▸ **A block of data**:
· · · ·

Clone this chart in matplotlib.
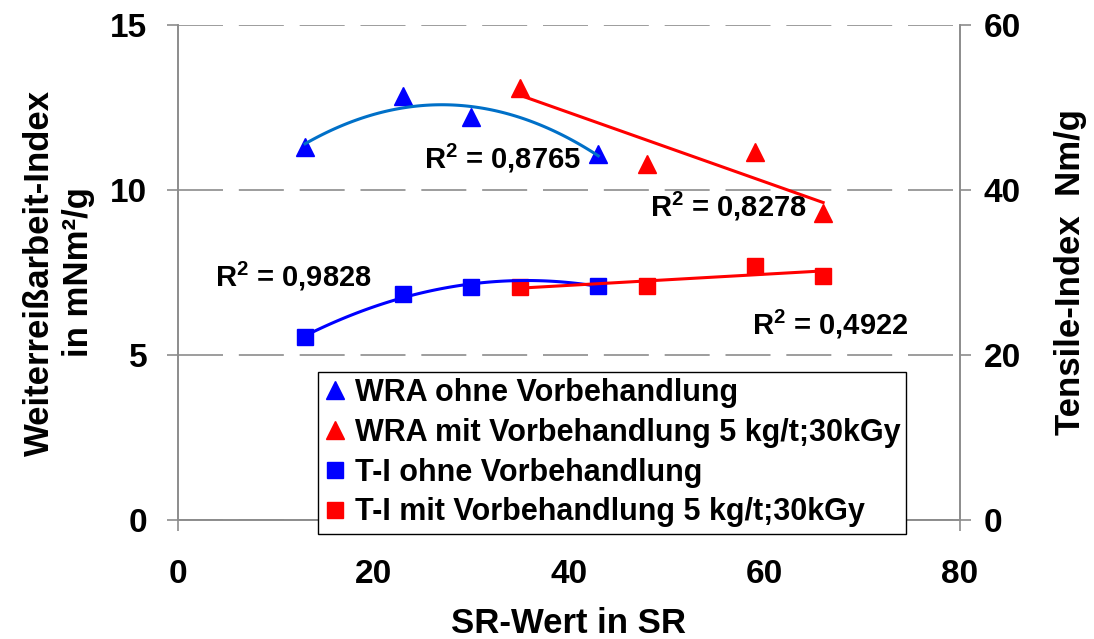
import numpy as np
import matplotlib
matplotlib.use("Agg")
import matplotlib.pyplot as plt
from matplotlib.lines import Line2D

plt.rcParams["font.family"] = ["Liberation Sans", "DejaVu Sans"]
plt.rcParams["font.weight"] = "bold"
plt.rcParams["mathtext.fontset"] = "custom"
plt.rcParams["mathtext.rm"] = "Liberation Sans:bold"
plt.rcParams["mathtext.it"] = "Liberation Sans:bold"
plt.rcParams["mathtext.bf"] = "Liberation Sans:bold"

# data
sr_ohne = [13, 23, 30, 43]
sr_mit = [35, 48, 59, 66]
wra_ohne = [11.3, 12.85, 12.2, 11.1]
wra_mit = [13.1, 10.8, 11.15, 9.3]
ti_ohne = [22.2, 27.4, 28.2, 28.4]
ti_mit = [28.2, 28.4, 30.8, 29.6]

r2_labels = ["0,8765", "0,8278", "0,9828", "0,4922"]

GREY = "#8C8C8C"
BLUE = "#0000FF"
LBLUE = "#0070C8"
RED = "#FF0000"

fig = plt.figure(figsize=(10.94, 6.39), dpi=100)
ax1 = fig.add_axes([0.1627, 0.1862, 0.7148, 0.7747])
ax2 = ax1.twinx()

# Weiterreissarbeit (left axis)
ax1.plot(sr_ohne, wra_ohne, linestyle="none", marker="^", ms=13, color=BLUE, zorder=3)
ax1.plot(sr_mit, wra_mit, linestyle="none", marker="^", ms=13, color=RED, zorder=3)

xs = np.linspace(min(sr_ohne), max(sr_ohne), 100)
ax1.plot(xs, np.polyval(np.polyfit(sr_ohne, wra_ohne, 2), xs), color=LBLUE, lw=2.2, zorder=4)
xm = np.linspace(min(sr_mit), max(sr_mit), 100)
ax1.plot(xm, np.polyval(np.polyfit(sr_mit, wra_mit, 1), xm), color=RED, lw=2.2, zorder=4)

# Tensile index (right axis)
ax2.plot(sr_ohne, ti_ohne, linestyle="none", marker="s", ms=12, color=BLUE, zorder=3)
ax2.plot(sr_mit, ti_mit, linestyle="none", marker="s", ms=12, color=RED, zorder=3)
ax2.plot(xs, np.polyval(np.polyfit(sr_ohne, ti_ohne, 2), xs), color=BLUE, lw=2.2, zorder=4)
ax2.plot(xm, np.polyval(np.polyfit(sr_mit, ti_mit, 1), xm), color=RED, lw=2.2, zorder=4)

# R^2 labels
fs_txt = 21
ax1.text(25.2, 10.95, r"R$^2$ = " + r2_labels[0], fontsize=fs_txt, fontweight="bold", va="center")
ax1.text(48.3, 9.5, r"R$^2$ = " + r2_labels[1], fontsize=fs_txt, fontweight="bold", va="center")
ax1.text(3.8, 7.38, r"R$^2$ = " + r2_labels[2], fontsize=fs_txt, fontweight="bold", va="center")
ax1.text(58.7, 5.93, r"R$^2$ = " + r2_labels[3], fontsize=fs_txt, fontweight="bold", va="center")

# axes styling
ax1.set_xlim(0, 80)
ax1.set_ylim(0, 15)
ax2.set_ylim(0, 60)
ax1.set_xticks([0, 20, 40, 60, 80])
ax1.set_yticks([0, 5, 10, 15])
ax2.set_yticks([0, 20, 40, 60])

ax1.yaxis.grid(True, linestyle=(0, (27, 9.5)), color=GREY, lw=1.2)
ax1.set_axisbelow(True)

for ax in (ax1, ax2):
    ax.spines["top"].set_visible(False)
    for side in ("left", "right", "bottom"):
        ax.spines[side].set_color(GREY)
        ax.spines[side].set_linewidth(1.2)
    ax.tick_params(colors=GREY, length=8, width=1.2, direction="out", labelsize=24, labelcolor="black")

ax1.tick_params(axis="y", pad=14)
ax1.tick_params(axis="x", pad=20)
ax2.tick_params(axis="y", pad=9)

for lab in ax1.get_xticklabels() + ax1.get_yticklabels() + ax2.get_yticklabels():
    lab.set_fontweight("bold")

ax1.set_xlabel("SR-Wert in SR", fontsize=25, fontweight="bold", labelpad=12)
ax1.set_ylabel("Weiterreißarbeit-Index\nin mNm²/g", fontsize=25, fontweight="bold",
               labelpad=11, linespacing=1.25)
ax2.set_ylabel("Tensile-Index  Nm/g", fontsize=25, fontweight="bold", labelpad=24)

handles = [
    Line2D([], [], linestyle="none", marker="^", ms=13, color=BLUE),
    Line2D([], [], linestyle="none", marker="^", ms=13, color=RED),
    Line2D([], [], linestyle="none", marker="s", ms=11, color=BLUE),
    Line2D([], [], linestyle="none", marker="s", ms=11, color=RED),
]
labels = [
    "WRA ohne Vorbehandlung",
    "WRA mit Vorbehandlung 5 kg/t;30kGy",
    "T-I ohne Vorbehandlung",
    "T-I mit Vorbehandlung 5 kg/t;30kGy",
]
leg = ax2.legend(handles, labels, loc="upper left", bbox_to_anchor=(0.179, 0.299),
                 prop={"size": 22, "weight": "bold"}, frameon=True, fancybox=False,
                 edgecolor="black", framealpha=1, handlelength=0.7, handletextpad=0.3,
                 borderpad=0.2, labelspacing=0.32, borderaxespad=0)
leg.get_frame().set_linewidth(1.0)
leg.set_zorder(10)

fig.savefig("out.png", dpi=100)
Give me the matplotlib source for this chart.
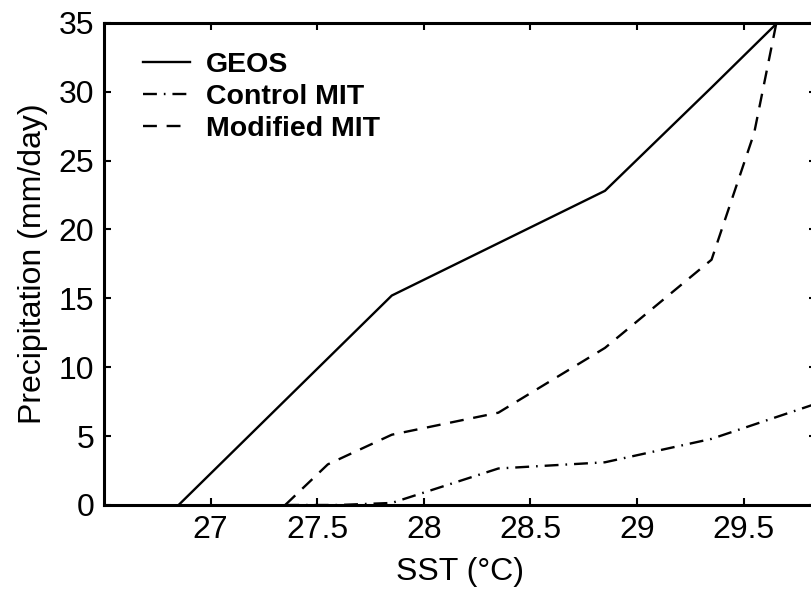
#!/usr/bin/env python3
"""Precipitation vs SST for GEOS and two MIT runs."""

import matplotlib
matplotlib.use('Agg')
import matplotlib.pyplot as plt

plt.rcParams['font.family'] = ['Liberation Sans', 'DejaVu Sans']
plt.rcParams['lines.scale_dashes'] = False

# SST bins (deg C) and precipitation (mm/day)
geos_sst = [26.85, 27.35, 27.85, 28.35, 28.85, 29.35, 29.85]
geos_precip = [0.0, 7.6, 15.2, 19.0, 22.8, 30.3, 37.9]

control_sst = [27.35, 27.6, 27.85, 28.35, 28.85, 29.35, 29.85]
control_precip = [0.0, 0.0, 0.15, 2.65, 3.1, 4.8, 7.4]

modified_sst = [27.35, 27.55, 27.85, 28.35, 28.85, 29.35, 29.55, 29.85]
modified_precip = [0.0, 2.95, 5.1, 6.7, 11.4, 17.8, 27.0, 50.0]

xticks = [27, 27.5, 28, 28.5, 29, 29.5]
xtick_labels = ['27', '27.5', '28', '28.5', '29', '29.5']
yticks = [0, 5, 10, 15, 20, 25, 30, 35]

fig = plt.figure(figsize=(8.12, 5.91), dpi=100)
ax = fig.add_axes([104 / 812, 1 - 505 / 591, 712 / 812, (505 - 22.7) / 591])

lw = 1.7
ax.plot(geos_sst, geos_precip, color='black', linewidth=lw, label='GEOS')
ax.plot(control_sst, control_precip, color='black', linewidth=lw,
        dashes=(10, 5, 1.2, 5), label='Control MIT')
ax.plot(modified_sst, modified_precip, color='black', linewidth=lw,
        dashes=(10, 7), label='Modified MIT')

ax.set_xlim(26.5, 29.84)
ax.set_ylim(0, 35)
ax.set_xticks(xticks)
ax.set_xticklabels(xtick_labels)
ax.set_yticks(yticks)

ax.tick_params(direction='in', length=5, width=1.5, labelsize=23,
               top=True, right=True, pad=7)
for spine in ax.spines.values():
    spine.set_linewidth(2.2)

ax.set_xlabel('SST (°C)', fontsize=23, labelpad=9)
ax.set_ylabel('Precipitation (mm/day)', fontsize=23, labelpad=8)

leg = ax.legend(loc='upper left', bbox_to_anchor=(0.055, 0.94), frameon=False,
                prop={'size': 20.5, 'weight': 'bold'}, handlelength=1.65,
                handletextpad=0.55, labelspacing=0.22, borderaxespad=0,
                borderpad=0)

fig.savefig('out.png', dpi=100)
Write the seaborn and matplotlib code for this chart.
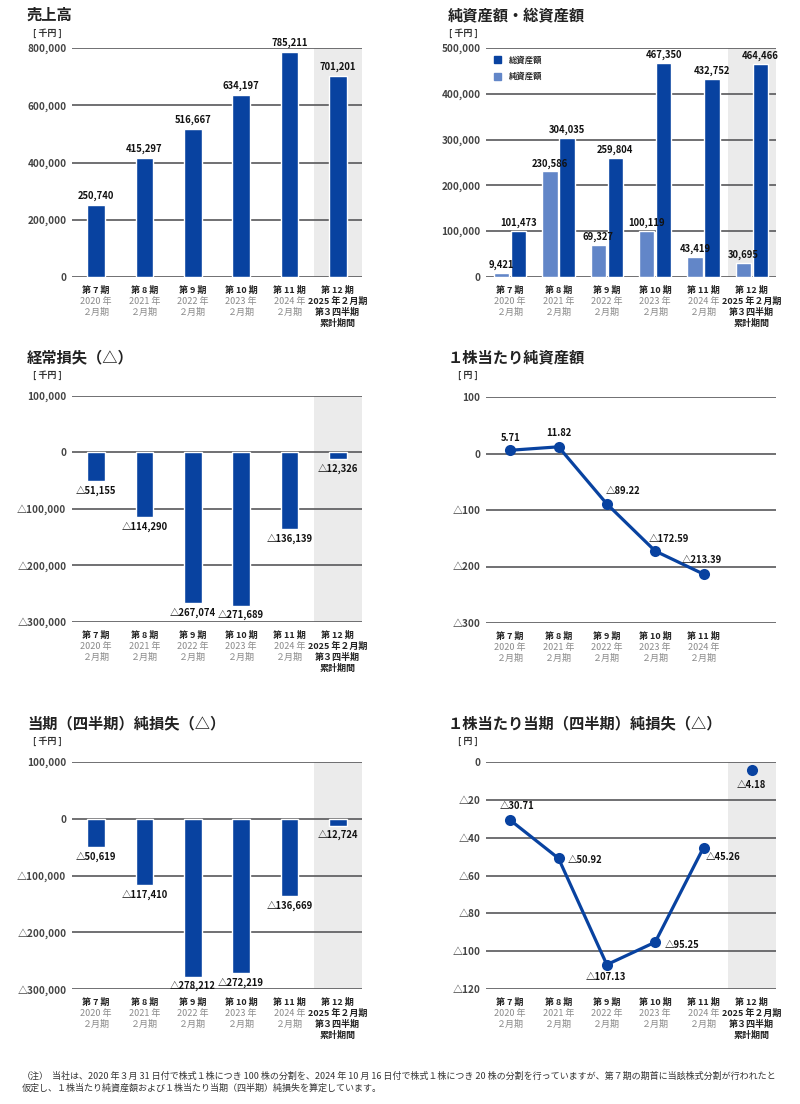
import matplotlib
matplotlib.use("Agg")
import matplotlib.pyplot as plt
import seaborn as sns
import pandas as pd
from matplotlib.patches import Patch

sns.set_theme(style="white")
plt.rcParams['font.family'] = ['Noto Sans CJK JP', 'DejaVu Sans']

# ---- data ----
periods = ["第 7 期", "第 8 期", "第 9 期", "第 10 期", "第 11 期", "第 12 期"]
years = ["2020 年", "2021 年", "2022 年", "2023 年", "2024 年"]
last_lines = ["2025 年２月期", "第３四半期", "累計期間"]

sales = [250740, 415297, 516667, 634197, 785211, 701201]
net_assets = [9421, 230586, 69327, 100119, 43419, 30695]
total_assets = [101473, 304035, 259804, 467350, 432752, 464466]
ordinary_loss = [-51155, -114290, -267074, -271689, -136139, -12326]
net_loss = [-50619, -117410, -278212, -272219, -136669, -12724]
bps = [5.71, 11.82, -89.22, -172.59, -213.39]
eps = [-30.71, -50.92, -107.13, -95.25, -45.26, -4.18]

DARK = "#0842a0"
LIGHT = "#6286c8"
SHADE = "#ebebeb"
GRID = "#58585a"

W, H = 800, 1104
fig = plt.figure(figsize=(W / 100, H / 100), dpi=100)


def px_axes(l, t, r, b):
    return fig.add_axes([l / W, 1 - b / H, (r - l) / W, (b - t) / H])


def fmt(v, dec=False):
    s = f"{abs(v):,.2f}" if dec else f"{abs(v):,.0f}"
    return ("△" + s) if v < 0 else s


def heading(x, y, title, unit, ux):
    fig.text(x / W, 1 - y / H, title, fontsize=11, fontweight="bold",
             color="#222222", va="center")
    fig.text(ux / W, 1 - (y + 18) / H, unit, fontsize=6.5, fontweight="bold",
             color="#333333", va="center")


def style(ax, ticks, dec=False, shade=True, nlab=6):
    for s in ax.spines.values():
        s.set_visible(False)
    ax.set_xlim(-0.5, 5.5)
    ax.set_ylim(ticks[0], ticks[-1])
    ax.set_yticks(ticks)
    ax.set_yticklabels([fmt(t) for t in ticks], fontsize=7.2,
                       fontweight="bold", color="#444444")
    ax.tick_params(axis="y", length=0, pad=4)
    ax.set_xticks([])
    ax.set_xlabel("")
    ax.set_ylabel("")
    for t in ticks:
        ax.axhline(t, color=GRID, lw=1.2, zorder=0.5)
    if shade:
        ax.axvspan(4.5, 5.5, color=SHADE, zorder=0, lw=0)
    # category labels under the axis
    for i in range(nlab):
        lines = [periods[i]] + ([years[i], "２月期"] if i < 5 else last_lines)
        for k, line in enumerate(lines):
            black = (k == 0) or (i == 5)
            ax.annotate(line, xy=(i, 0), xycoords=("data", "axes fraction"),
                        xytext=(0, -9.5 - 7.9 * k), textcoords="offset points",
                        ha="center", va="center", fontsize=6.5,
                        fontweight="bold" if black else "normal",
                        color="#222222" if black else "#8a8a8a",
                        annotation_clip=False)


# ---- 売上高 ----
heading(27, 15, "売上高", "[ 千円 ]", 33)
ax1 = px_axes(72, 48, 362, 277)
sns.barplot(x=periods, y=sales, color=DARK, width=0.37, saturation=1, ax=ax1)
style(ax1, [0, 200000, 400000, 600000, 800000])
ax1.bar_label(ax1.containers[0], labels=[fmt(v) for v in sales], padding=3,
              fontsize=6.8, fontweight="bold", color="#111111")

# ---- 純資産額・総資産額 ----
heading(448, 15, "純資産額・総資産額", "[ 千円 ]", 449)
ax2 = px_axes(486, 48, 776, 277)
df2 = pd.DataFrame({
    "period": periods * 2,
    "kind": ["純資産額"] * 6 + ["総資産額"] * 6,
    "value": net_assets + total_assets,
})
sns.barplot(data=df2, x="period", y="value", hue="kind",
            hue_order=["純資産額", "総資産額"], palette=[LIGHT, DARK],
            width=0.7, gap=0.1, saturation=1, ax=ax2)
style(ax2, [0, 100000, 200000, 300000, 400000, 500000])
for cont, vals in zip(ax2.containers, [net_assets, total_assets]):
    ax2.bar_label(cont, labels=[fmt(v) for v in vals], padding=2,
                  fontsize=6.8, fontweight="bold", color="#111111")
ax2.legend(handles=[Patch(color=DARK, label="総資産額"),
                    Patch(color=LIGHT, label="純資産額")],
           loc="upper left", bbox_to_anchor=(0.0, 1.0), frameon=False,
           prop={"size": 6, "weight": "bold"}, handlelength=0.9,
           handleheight=0.9, labelspacing=0.9, handletextpad=1.0)

# ---- 経常損失 ----
heading(27, 357, "経常損失（△）", "[ 千円 ]", 33)
ax3 = px_axes(72, 396, 362, 622)
sns.barplot(x=periods, y=ordinary_loss, color=DARK, width=0.37, saturation=1, ax=ax3)
style(ax3, [-300000, -200000, -100000, 0, 100000])
ax3.bar_label(ax3.containers[0], labels=[fmt(v) for v in ordinary_loss],
              padding=3, fontsize=6.8, fontweight="bold", color="#111111")

# ---- 1株当たり純資産額 ----
heading(448, 357, "１株当たり純資産額", "[ 円 ]", 458)
ax4 = px_axes(486, 397, 776, 623)
sns.lineplot(x=list(range(len(bps))), y=bps, color=DARK, lw=2.3, marker="o",
             markersize=8, markeredgewidth=0, ax=ax4)
style(ax4, [-300, -200, -100, 0, 100], shade=False, nlab=5)
bps_offsets = [(0, 9), (0, 10), (12, 9), (10, 9), (-1, 10)]
for i, (v, off) in enumerate(zip(bps, bps_offsets)):
    ax4.annotate(fmt(v, True), xy=(i, v), xytext=off, textcoords="offset points",
                 ha="center", va="center", fontsize=6.8, fontweight="bold",
                 color="#111111")

# ---- 当期純損失 ----
heading(27, 723, "当期（四半期）純損失（△）", "[ 千円 ]", 33)
ax5 = px_axes(72, 762, 362, 989)
sns.barplot(x=periods, y=net_loss, color=DARK, width=0.37, saturation=1, ax=ax5)
style(ax5, [-300000, -200000, -100000, 0, 100000])
ax5.bar_label(ax5.containers[0], labels=[fmt(v) for v in net_loss],
              padding=3, fontsize=6.8, fontweight="bold", color="#111111")

# ---- 1株当たり当期純損失 ----
heading(448, 723, "１株当たり当期（四半期）純損失（△）", "[ 円 ]", 458)
ax6 = px_axes(486, 762, 776, 989)
sns.lineplot(x=list(range(5)), y=eps[:5], color=DARK, lw=2.3, marker="o",
             markersize=8, markeredgewidth=0, ax=ax6)
sns.scatterplot(x=[5], y=eps[5:], color=DARK, s=64, linewidth=0, ax=ax6)
style(ax6, [-120, -100, -80, -60, -40, -20, 0])
eps_offsets = [(5, 10), (19, -1), (-1, -9), (19, -2), (14, -7), (0, -11)]
for i, (v, off) in enumerate(zip(eps, eps_offsets)):
    ax6.annotate(fmt(v, True), xy=(i, v), xytext=off, textcoords="offset points",
                 ha="center", va="center", fontsize=6.8, fontweight="bold",
                 color="#111111")

# ---- note ----
fig.text(22 / W, 1 - 1076 / H, "（注）", fontsize=6.5, color="#333333", va="center")
fig.text(52 / W, 1 - 1076 / H,
         "当社は、2020 年３月 31 日付で株式１株につき 100 株の分割を、2024 年 10 月 16 日付で株式１株につき 20 株の分割を行っていますが、第７期の期首に当該株式分割が行われたと",
         fontsize=6.5, color="#333333", va="center")
fig.text(22 / W, 1 - 1088 / H,
         "仮定し、１株当たり純資産額および１株当たり当期（四半期）純損失を算定しています。",
         fontsize=6.5, color="#333333", va="center")

fig.savefig("out.png", dpi=100)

· · · ·

▸ **REQUIREMENT**: Transcribe the opening line of the listing above, please, and every line after it through the line with "from matplotlib.lines import Line2D", word for word, without pictures.

▸ **TASK OUTPUT**:
Clone this chart in matplotlib.
import numpy as np
import matplotlib
matplotlib.use("Agg")
import matplotlib.pyplot as plt
from matplotlib.lines import Line2D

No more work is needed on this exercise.